But the dispute among the president’s defenders about the vulgarity he actually used did nothing to allay critics. “I think it’s all the same,” said Representative Cedric L. Richmond, Democrat of Louisiana and the chairman of the Congressional Black Caucus, which Mr. Trump also mentioned dismissively during the Oval Office meeting, according to one participant.
“The words don’t matter,” Mr. Richmond said. “The words just cement his sentiment that the people in those countries are less worthy, and he would like people from different countries. He chose the black countries to say he didn’t want those people and one of the whitest countries to say he did want them. I think that’s telling.”
Asked if he saw any difference between the two words, Senator Tim Scott of South Carolina, the only black Republican in the chamber, was equally dismissive: “No,” he said.
Aides to Mr. Trump, and allies of the administration, readily acknowledged that the president sprinkles most private interactions with profanity and rolled their eyes at suggestions that previous presidents did not use such language. They saw his main offense as using it in front of a Democrat — Senator Richard J. Durbin of Illinois, who was in last week’s meeting and on Tuesday again questioned the president’s defenders about the word they said was used.
“I can tell you explicitly they are wrong,” Mr. Durbin said in a CNN interview about the reports to the contrary. “And let me also say, is that their defense?”
The “Rashomon”-like perspectives that have come to define most group meetings with the president gave his aides something to seize on to muddy the issue. But after an initial nonresponse on Thursday, the day of the meeting — most White House aides were at a party for a departing National Security Council official, Dina H. Powell — the aides swung into action long after the story could be contained, a fact that aggravated Mr. Trump’s allies outside the building.
There were reports that the White House might have pressured senators to say that they heard something different. But just a few hours after the first reports of what Mr. Trump had said, Rich Lowry, of the conservative magazine National Review, said on CNN that he had been told the word was in fact “shithouse,” although people heard it differently because the other obscenity is more commonly used.
One person familiar with an account of the meeting from Senator Tom Cotton of Arkansas, who was there, said that the president did not use either word repeatedly, and that the context was his opposition to the type of immigration system that Mr. Durbin and Senator Lindsey Graham, Republican of South Carolina, seemed to be promoting.
Any harsh language was not specific to predominantly black nations, according to Mr. Cotton’s account, and Mr. Durbin never spoke up in protest during the meeting.
But there is no doubt that one person at the meeting who did was Mr. Graham.
Mr.

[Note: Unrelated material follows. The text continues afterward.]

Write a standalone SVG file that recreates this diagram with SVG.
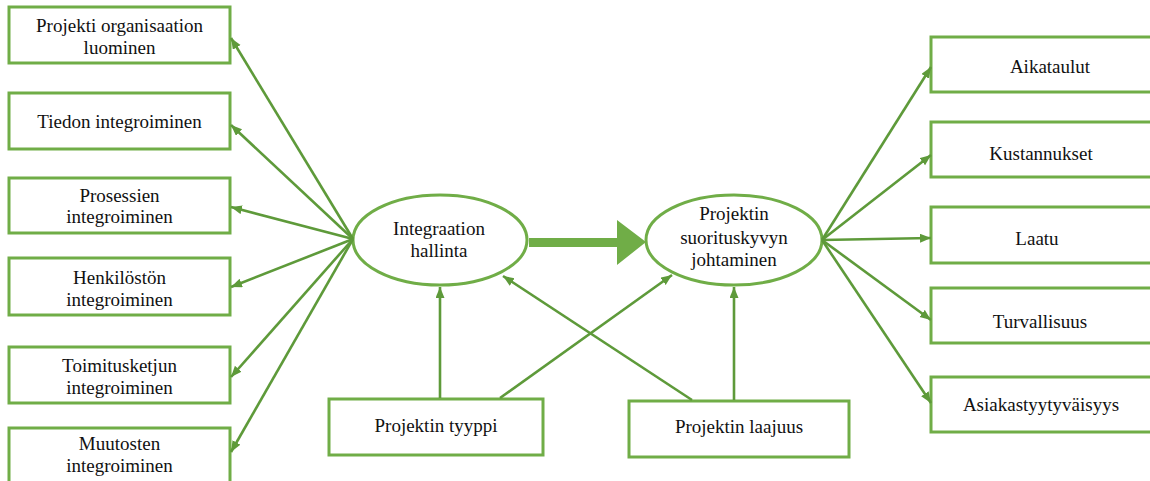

Graham, who was there with Mr. Durbin in support of their immigration plan, challenged Mr. Trump after the president lamented that there were not more Norwegians or Asians seeking to emigrate to America, although precisely when he did it was not quite clear.
In an interview, Mr. Graham said that he responded to Mr. Trump’s complaints about Norwegians not migrating to America.
“The conversation was going down the wrong road, I thought,” he said. “Here’s how I started, I said, ‘If you’re from Norway, Mr. President, you’re a Norwegian.’ But if you’re from America what are you? It’s not an ethnic group, it’s not a religion — it’s an ideal. You can’t tell Americans by the way they look. People from all over the world want to be part of this ideal. And that diversity is our strength not our weakness.”
Testifying under oath before the Senate Judiciary Committee on Tuesday, Kirstjen Nielsen, the homeland security secretary, effectively confirmed that Mr. Graham had confronted Mr. Trump, a remarkable concession from one of the president’s own appointees.
“Senator Graham gave an impassioned speech on what he believes are the American ideals,” Ms. Nielsen said during questioning with Democrats on the panel.
Notably, Ms. Nielsen refused to go as far as denying Mr. Durbin’s account, which Mr. Cotton and Senator David Perdue, Republican of Georgia, effectively did on television on Sunday.
She insisted she had not heard Mr. Trump use either word but did not flatly deny that he had, even allowing that he had used “tough language.”
“Anything is possible,” Ms. Nielsen told Senator Amy Klobuchar, Democrat of Minnesota, when she asked if Mr. Trump had used one of the words.
And how about the other, Ms. Klobuchar asked?
“Again, it’s possible,” Ms. Nielsen responded.